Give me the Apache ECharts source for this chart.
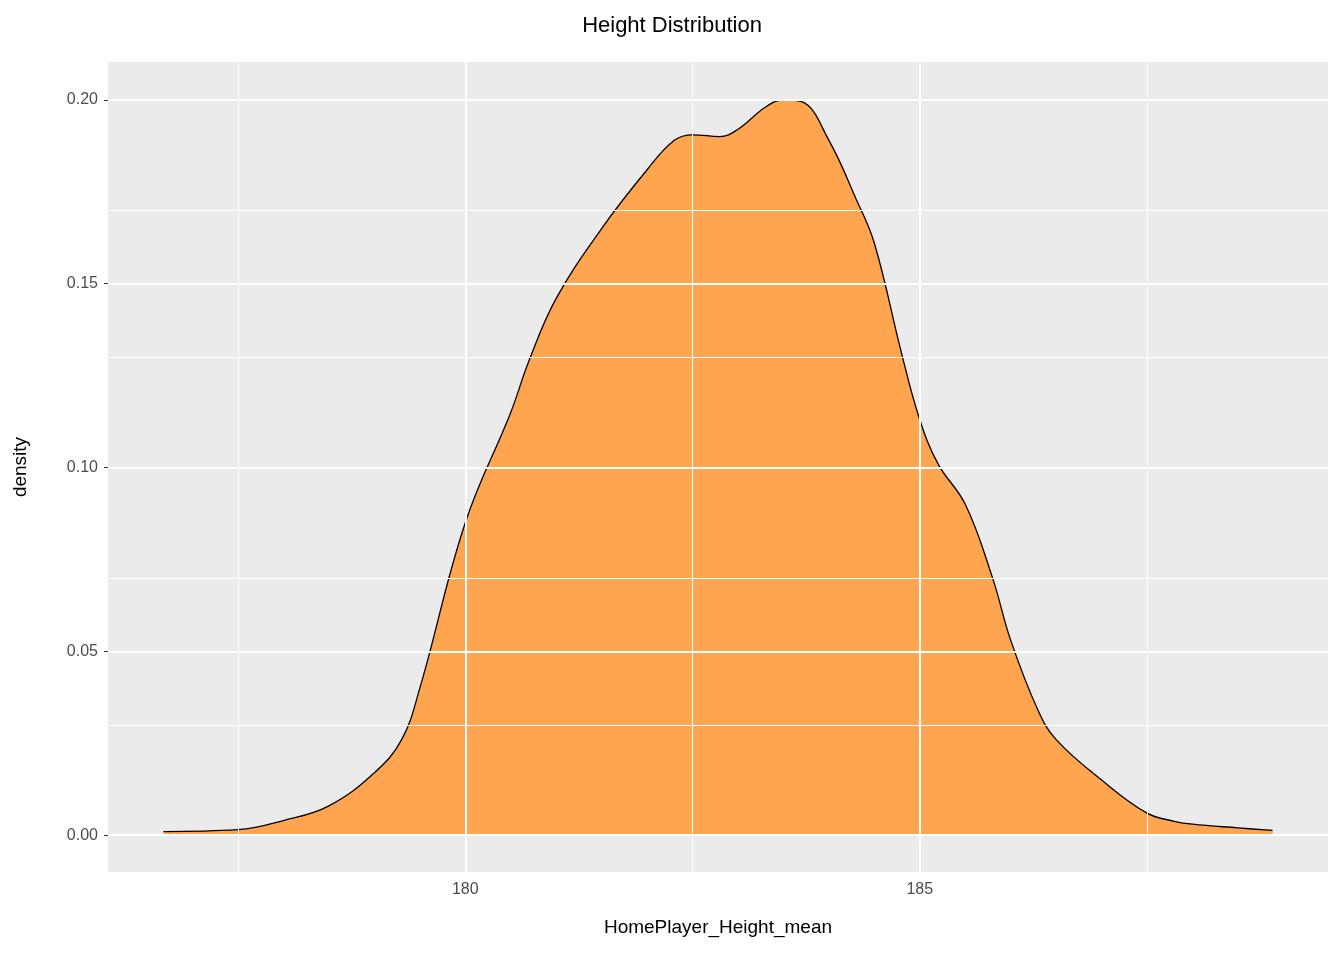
<!DOCTYPE html>
<html>
<head>
<meta charset="utf-8">
<script src="https://cdn.jsdelivr.net/npm/echarts@6/dist/echarts.min.js"></script>
<style>html,body{margin:0;padding:0;background:#fff}#main{width:1344px;height:960px}</style>
</head>
<body>
<div id="main"></div>
<script>
// density curve
var heights = [176.68, 177.5, 178, 178.5, 179, 179.3, 179.5, 180, 180.5, 180.7, 181, 181.5, 182, 182.3, 182.5, 182.8, 183, 183.3, 183.5, 183.7, 184, 184.3, 184.5, 184.8, 185, 185.2, 185.5, 185.8, 186, 186.3, 186.5, 187, 187.5, 187.8, 188, 188.5, 188.88];
var density = [0.001, 0.0015, 0.004, 0.008, 0.017, 0.026, 0.040, 0.085, 0.115, 0.129, 0.146, 0.165, 0.181, 0.189, 0.1905, 0.190, 0.192, 0.198, 0.200, 0.1995, 0.189, 0.173, 0.161, 0.131, 0.113, 0.101, 0.090, 0.070, 0.053, 0.034, 0.026, 0.015, 0.006, 0.0038, 0.003, 0.002, 0.0013];
var xTicks = [180, 185];
var xMinor = [177.5, 182.5, 187.5];
var yTicks = [0, 0.05, 0.10, 0.15, 0.20];
var yMinor = [0.025, 0.075, 0.125, 0.175];

var myChart = echarts.init(document.getElementById('main'));

var pts = [];
for (var i = 0; i < heights.length; i++) pts.push([heights[i], density[i]]);

var gridLines = [];
xMinor.forEach(function (v) { gridLines.push({ xAxis: v, lineStyle: { width: 1 } }); });
yMinor.forEach(function (v) { gridLines.push({ yAxis: v, lineStyle: { width: 1 } }); });
xTicks.forEach(function (v) { gridLines.push({ xAxis: v, lineStyle: { width: 2 } }); });
yTicks.forEach(function (v) { gridLines.push({ yAxis: v, lineStyle: { width: 2 } }); });

var lbl = { color: '#4D4D4D', fontSize: 16, fontFamily: 'Arial, Liberation Sans' };

var option = {
    animation: false,
    title: {
        text: 'Height Distribution', left: 'center', top: 10,
        textStyle: { fontSize: 22, fontWeight: 'normal', color: '#000', fontFamily: 'Arial, Liberation Sans' }
    },
    grid: { left: 108, right: 16, top: 62, bottom: 88, show: true, backgroundColor: '#EBEBEB', borderWidth: 0 },
    xAxis: {
        type: 'value', min: 176.07, max: 189.49,
        name: 'HomePlayer_Height_mean', nameLocation: 'middle', nameGap: 46,
        nameTextStyle: { fontSize: 19, color: '#000', fontFamily: 'Arial, Liberation Sans' },
        axisLine: { show: false },
        splitLine: { show: false },
        axisTick: { show: true, length: 4, lineStyle: { color: '#333' }, customValues: xTicks },
        axisLabel: Object.assign({ customValues: xTicks, margin: 10 }, lbl)
    },
    yAxis: {
        type: 'value', min: -0.01, max: 0.2103,
        name: 'density', nameLocation: 'middle', nameGap: 78, nameRotate: 90,
        nameTextStyle: { fontSize: 19, color: '#000', fontFamily: 'Arial, Liberation Sans' },
        axisLine: { show: false },
        splitLine: { show: false },
        axisTick: { show: true, length: 4, lineStyle: { color: '#333' }, customValues: yTicks },
        axisLabel: Object.assign({ customValues: yTicks, margin: 10, formatter: function (v) { return v.toFixed(2); } }, lbl)
    },
    series: [{
        type: 'line', data: [], z: 1, silent: true,
        markLine: {
            silent: true, symbol: 'none', label: { show: false },
            lineStyle: { color: '#FFFFFF', type: 'solid' },
            data: gridLines
        }
    }, {
        type: 'line', data: pts, z: 2, smooth: 0.4, showSymbol: false,
        lineStyle: { color: '#000', width: 1.3 },
        areaStyle: { color: '#FFA54F', opacity: 1, origin: 0 }
    }]
};
myChart.setOption(option);
</script>
</body>
</html>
──────
## Problem requirements
Copy each line in full and exactly, omitting any picture.

## Result of the exercise
Give me the Apache ECharts source for this chart.
<!DOCTYPE html>
<html>
<head>
<meta charset="utf-8">
<script src="https://cdn.jsdelivr.net/npm/echarts@6/dist/echarts.min.js"></script>
<style>html,body{margin:0;padding:0;background:#fff}#main{width:1344px;height:960px}</style>
</head>
<body>
<div id="main"></div>
<script>
// density curve
var heights = [176.68, 177.5, 178, 178.5, 179, 179.3, 179.5, 180, 180.5, 180.7, 181, 181.5, 182, 182.3, 182.5, 182.8, 183, 183.3, 183.5, 183.7, 184, 184.3, 184.5, 184.8, 185, 185.2, 185.5, 185.8, 186, 186.3, 186.5, 187, 187.5, 187.8, 188, 188.5, 188.88];
var density = [0.001, 0.0015, 0.004, 0.008, 0.017, 0.026, 0.040, 0.085, 0.115, 0.129, 0.146, 0.165, 0.181, 0.189, 0.1905, 0.190, 0.192, 0.198, 0.200, 0.1995, 0.189, 0.173, 0.161, 0.131, 0.113, 0.101, 0.090, 0.070, 0.053, 0.034, 0.026, 0.015, 0.006, 0.0038, 0.003, 0.002, 0.0013];
var xTicks = [180, 185];
var xMinor = [177.5, 182.5, 187.5];
var yTicks = [0, 0.05, 0.10, 0.15, 0.20];
var yMinor = [0.025, 0.075, 0.125, 0.175];

var myChart = echarts.init(document.getElementById('main'));

var pts = [];
for (var i = 0; i < heights.length; i++) pts.push([heights[i], density[i]]);

var gridLines = [];
xMinor.forEach(function (v) { gridLines.push({ xAxis: v, lineStyle: { width: 1 } }); });
yMinor.forEach(function (v) { gridLines.push({ yAxis: v, lineStyle: { width: 1 } }); });
xTicks.forEach(function (v) { gridLines.push({ xAxis: v, lineStyle: { width: 2 } }); });
yTicks.forEach(function (v) { gridLines.push({ yAxis: v, lineStyle: { width: 2 } }); });

var lbl = { color: '#4D4D4D', fontSize: 16, fontFamily: 'Arial, Liberation Sans' };

var option = {
    animation: false,
    title: {
        text: 'Height Distribution', left: 'center', top: 10,
        textStyle: { fontSize: 22, fontWeight: 'normal', color: '#000', fontFamily: 'Arial, Liberation Sans' }
    },
    grid: { left: 108, right: 16, top: 62, bottom: 88, show: true, backgroundColor: '#EBEBEB', borderWidth: 0 },
    xAxis: {
        type: 'value', min: 176.07, max: 189.49,
        name: 'HomePlayer_Height_mean', nameLocation: 'middle', nameGap: 46,
        nameTextStyle: { fontSize: 19, color: '#000', fontFamily: 'Arial, Liberation Sans' },
        axisLine: { show: false },
        splitLine: { show: false },
        axisTick: { show: true, length: 4, lineStyle: { color: '#333' }, customValues: xTicks },
        axisLabel: Object.assign({ customValues: xTicks, margin: 10 }, lbl)
    },
    yAxis: {
        type: 'value', min: -0.01, max: 0.2103,
        name: 'density', nameLocation: 'middle', nameGap: 78, nameRotate: 90,
        nameTextStyle: { fontSize: 19, color: '#000', fontFamily: 'Arial, Liberation Sans' },
        axisLine: { show: false },
        splitLine: { show: false },
        axisTick: { show: true, length: 4, lineStyle: { color: '#333' }, customValues: yTicks },
        axisLabel: Object.assign({ customValues: yTicks, margin: 10, formatter: function (v) { return v.toFixed(2); } }, lbl)
    },
    series: [{
        type: 'line', data: [], z: 1, silent: true,
        markLine: {
            silent: true, symbol: 'none', label: { show: false },
            lineStyle: { color: '#FFFFFF', type: 'solid' },
            data: gridLines
        }
    }, {
        type: 'line', data: pts, z: 2, smooth: 0.4, showSymbol: false,
        lineStyle: { color: '#000', width: 1.3 },
        areaStyle: { color: '#FFA54F', opacity: 1, origin: 0 }
    }]
};
myChart.setOption(option);
</script>
</body>
</html>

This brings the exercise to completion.